INSTRUCTIONS FOR THE TASK:
Say how many lines contain the word "document" and give no other text.
*** DATASET CONTENT
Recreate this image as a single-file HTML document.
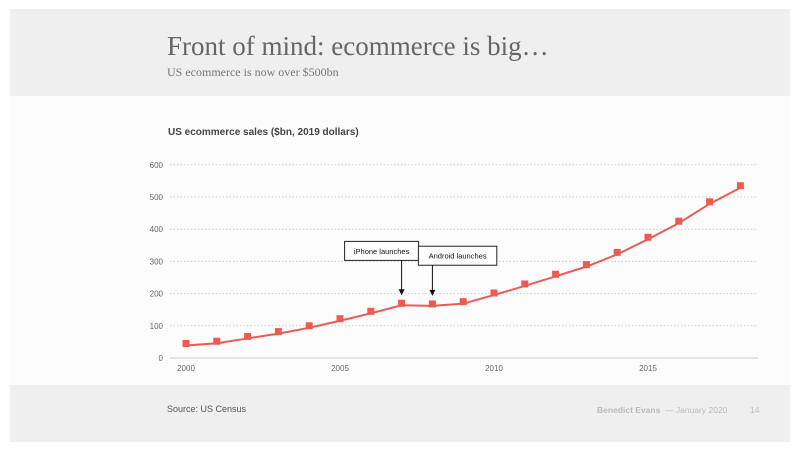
<!DOCTYPE html>
<html><head><meta charset="utf-8"><style>
body{margin:0;width:800px;height:450px;background:#fff;position:relative;overflow:hidden;font-family:"Liberation Sans",sans-serif}
.band{position:absolute;left:10px;width:780px;background:#efefef}
</style></head><body>
<div class="band" style="top:9px;height:87px"></div>
<div style="position:absolute;left:10px;top:96px;width:780px;height:289px;background:#fcfcfc"></div>
<div class="band" style="top:385px;height:57px"></div>
<div style="position:absolute;left:167px;top:31px;font-family:'Liberation Serif',serif;font-size:27px;color:#666">Front of mind: ecommerce is big…</div>
<div style="position:absolute;left:167px;top:65px;font-family:'Liberation Serif',serif;font-size:12px;color:#777">US ecommerce is now over $500bn</div>
<div style="position:absolute;left:167px;top:404px;font-size:9px;color:#555">Source: US Census</div>
<div style="position:absolute;left:597px;top:405px;font-size:8.5px;color:#bbb"><b>Benedict Evans</b> &nbsp;— January 2020</div>
<div style="position:absolute;left:750px;top:405px;font-size:8.5px;color:#bbb">14</div>
<svg id="chart" width="800" height="450" style="position:absolute;left:0;top:0"></svg>
<script>
const years=[2000,2001,2002,2003,2004,2005,2006,2007,2008,2009,2010,2011,2012,2013,2014,2015,2016,2017,2018];
const sales=[45,52,67,82,100,122,145,170,168,175,202,230,260,290,328,375,425,485,535];
const yTicks=[0,100,200,300,400,500,600];
const xTicks=[2000,2005,2010,2015];
const annotations=[{label:"iPhone launches",year:2007,value:300},{label:"Android launches",year:2008,value:285}];
const NS="http://www.w3.org/2000/svg";
const svg=document.getElementById('chart');
const x=v=>186+(v-2000)*30.8;
const y=v=>358-v*0.322;
function mk(t,a,p){const e=document.createElementNS(NS,t);for(const k in a)e.setAttribute(k,a[k]);(p||svg).appendChild(e);return e;}
const title=mk('text',{x:168,y:135,'font-size':10,'font-weight':'bold',fill:'#444'});


title.textContent='US ecommerce sales ($bn, 2019 dollars)';
yTicks.forEach(t=>{
  if(t>0){const g=mk('line',{x1:170,x2:758,y1:y(t),y2:y(t),stroke:'#ccc','stroke-dasharray':'1.5,2','stroke-width':1});
  
  }
  const l=mk('text',{x:163,y:y(t)+3,'font-size':8,fill:'#666','text-anchor':'end'});
  
  
  l.textContent=t;
});
const ax=mk('line',{x1:170,x2:758,y1:358,y2:358,stroke:'#ccc','stroke-width':1});


xTicks.forEach(t=>{
  const l=mk('text',{x:x(t),y:371,'font-size':8,fill:'#666','text-anchor':'middle'});
  
  
  l.textContent=t;
});
const line=mk('polyline',{points:years.map((d,i)=>x(d)+','+(y(sales[i])+2)).join(' '),fill:'none',stroke:'#ef5a50','stroke-width':2});


years.forEach((d,i)=>{
  const r=mk('rect',{x:x(d)-3.5,y:y(sales[i])-3.5,width:7,height:7,fill:'#ef5a50'});
  
  
});
annotations.forEach(a=>{
  const i=years.indexOf(a.year);const cx=x(a.year);const top=y(a.value)-20;
  const w=a.label.length*4.4+8;
  const bx=a.year===2007?cx-57:cx-14;
  const b=mk('rect',{x:bx,y:top,width:w,height:19,fill:'#fff',stroke:'#222','stroke-width':1});
  
  
  const t=mk('text',{x:bx+w/2,y:top+12.5,'font-size':7.5,fill:'#111','text-anchor':'middle'});
  
  
  t.textContent=a.label;
  const ay=y(sales[i])-8;
  const ln=mk('line',{x1:cx,x2:cx,y1:top+19,y2:ay-5,stroke:'#111','stroke-width':1});
  
  
  const h=mk('polygon',{points:`${cx-3},${ay-6} ${cx+3},${ay-6} ${cx},${ay}`,fill:'#111'});
  
  
});
</script>
</body></html>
******
FINISHED EXERCISE:
3